If the package you need is not installed, then you can install it if available from the Ubuntu package repositories. The default user profile is not root, so installation requires the use of sudo.

To create an archive of artefacts for download, you need to invoke a specific PublishBuildArtifacts task.

Azure is fast as it uses images that Microsoft manages and hosts. The above job to install pandoc and render this page as HTML takes only 1 minute.

Features and Limitations

The biggest negative to Azure Pipelines is its limited integration to the GitHub dashboard. Instead, you are strongly encouraged to manage pipelines using the Azure DevOps dashboard.

Update

Since the first draft of this article, GitHub announced the support of pipeline automation called GitHub Actions. Marlo is engaged in the beta program and we will have some new information to post here shortly.

Summary

In Marlo’s DevOps practice we are constantly looking at ways to increase our productivity and effectiveness in solution delivery. Of the three Git pipelines looked at here, we found GitLab the easiest to adopt and use. It’s YAML based syntax is simple, but functionality broad. Our developers have quickly picked up and implemented pipeline concepts.

Git pipelines will not be suitable in every circumstance – for example Ansible infrastructure provisioning projects. However, there are clear advantages to using a hosted pipeline that ensures that your project builds somewhere other than on your machine. It also removes the cost of building and maintaining your own infrastructure. This could be of great benefit to projects where time constraints limit ones ability to prepare an environment.
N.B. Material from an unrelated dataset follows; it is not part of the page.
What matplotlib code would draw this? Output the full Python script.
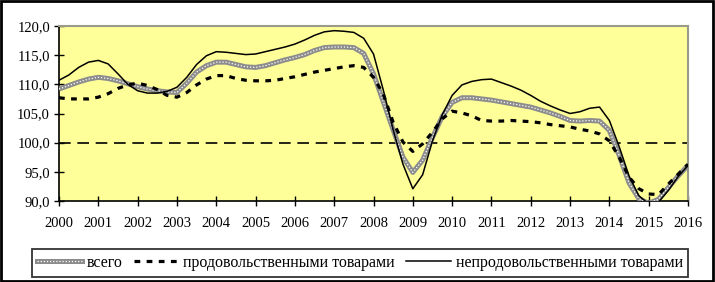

The pipeline configuration augments your projects documentation for build, test and deployment. It is an independent executable description for your project that explicitly lists dependencies.

Since the first draft of this article was written, there has been increasing competition and continuous innovation amongst Git repository vendors:

So, yes: it is a great time to switch to a Git pipeline toolset!